I love experimenting with different recipes for cookies. It is my favourite thing to bake because let’s face it, it takes less utensils than a cake and it is pre portioned so snacking is easy. This was one such experiment that turned out so delicious. It is not your typical ‘cookie’, the American version of it we know of. It has no fancy ingredients and is more of an Indian biscuit. If you like the butter biscuits from tea stalls, this one will be a slightly heartier version of that.
What does these millet cookies contain?
For this recipe, I use store-bought jowar flour and ragi flour.
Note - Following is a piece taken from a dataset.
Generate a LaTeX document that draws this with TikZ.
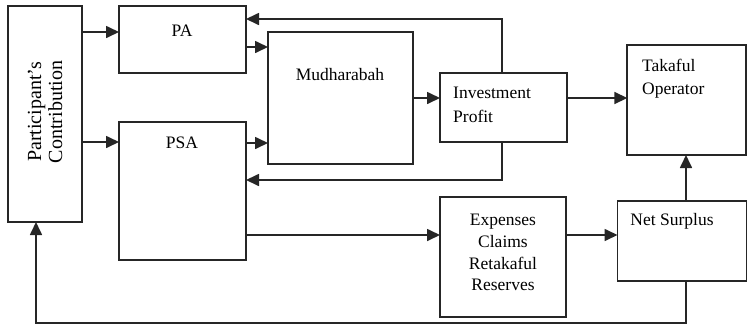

I had these two flours at home, however this recipe works with other millet flours and even with sathumaavu kanji. Before sharing this recipe here, I tried it with plain flour as well and it was amazing.
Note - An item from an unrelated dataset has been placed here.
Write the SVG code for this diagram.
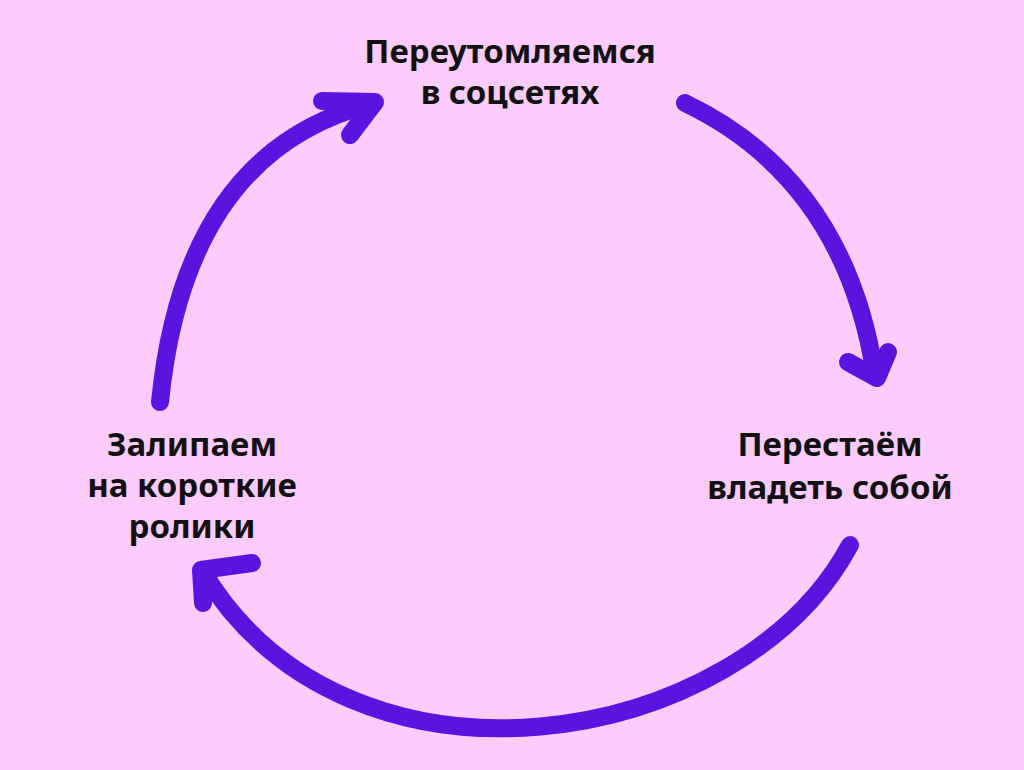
<svg xmlns="http://www.w3.org/2000/svg" width="1024" height="770" viewBox="0 0 1024 770">
<style>
.a{fill:none;stroke:#5A14E0;stroke-width:18;stroke-linecap:round;stroke-linejoin:round}
text{font-family:"Noto Sans","Open Sans",sans-serif;font-weight:bold;font-size:33px;fill:#111;text-anchor:middle}
</style>
<rect width="1024" height="770" fill="#FDCCFD"/>
<g id="n1"><text x="510" y="63">Переутомляемся</text><text x="510" y="104">в соцсетях</text></g>
<g id="n2"><text x="830" y="456">Перестаём</text><text x="830" y="499">владеть собой</text></g>
<g id="n3"><text x="192" y="456">Залипаем</text><text x="192" y="497">на короткие</text><text x="192" y="538">ролики</text></g>
<g id="connectors">
<path class="a" d="M685,103 Q845,180 875,375"/>
<path class="a" d="M848,362 L877,378 L888,352"/>
<path class="a" d="M850,545 C740,750 350,815 203,572"/>
<path class="a" d="M203,603 L201,570 L252,563"/>
<path class="a" d="M160,402 Q185,150 374,103"/>
<path class="a" d="M322,101 L375,102 L350,135"/>
</g>
</svg>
The recipe is open for you to try any flour of choice – however, I would recommend keeping it to one or two kinds of millet flours and not skipping the almond meal. The amount of milk required will vary slightly depending on the moisture absorption of the flour used.
Can I make these vegan?
I have used raw sugar and ghee in this recipe. It is a personal preference to use ghee in millet based dishes. I feel the nuttiness of ghee works well ragi flour. I tried a version with coconut oil, but the end result was ‘oily’ and not the best. As it stands now, these cookies have not been veganised by me.
That said, if you have access to a vegan butter or ghee – try it!
Millet Almond Biscuits
- 3/4 cup flour of choice
- 1/4 cup sugar add about 1-2 tbsp if you want it sweeter
- 1/4 cup ghee or coconut oil, for a vegan option
- 1 tsp cardamom powder or ginger powder
- 1/2 tsp baking powder
- 2 tbsp almond meal or grind almonds to a powder
- 1-2 tbsp milk of choice or water too, but milk does make it softer. I used soy milk
- Preheat oven to 160C and line a baking sheet
- In a pan, dry roast flours of choice in a low flame, mixing constantly so it does not burn. This step is crucial, so do it slowly. In about 3-4 minutes, a mild toasted aroma arises and the flour changes slightly dark in colour.
- Let the flour completely cool.
- In a bowl, add the cooled flour, sugar, ginger/cardamom, baking powder, sugar and ghee. Mix well to combine.
- Add the water or milk to reach a dough consistency
- Make into small balls and flatten.
- Bake for 15 minutes and pull it off the oven when it is still soft to touch. The cookies harden on cooling.
- I used a mix of ragi and jowar flours, both storebought. All flours like wheat, ragi, jowar or mixed millet flours can be used.
- For a delicious variation, try with sathu maavu
- I have tried with coconut sugar and raw sugar. If using a coarse sugar, slightly grind it in a mixie to a smoother texture.
- I have used ginger powder/cardamom but any flavouring works, or can be completely omitted too.
These millet cookies refined flour-free, refined sugar-free. However, I wouldn’t call it ‘healthy’ because it does contain sugar, ghee and best had in moderation.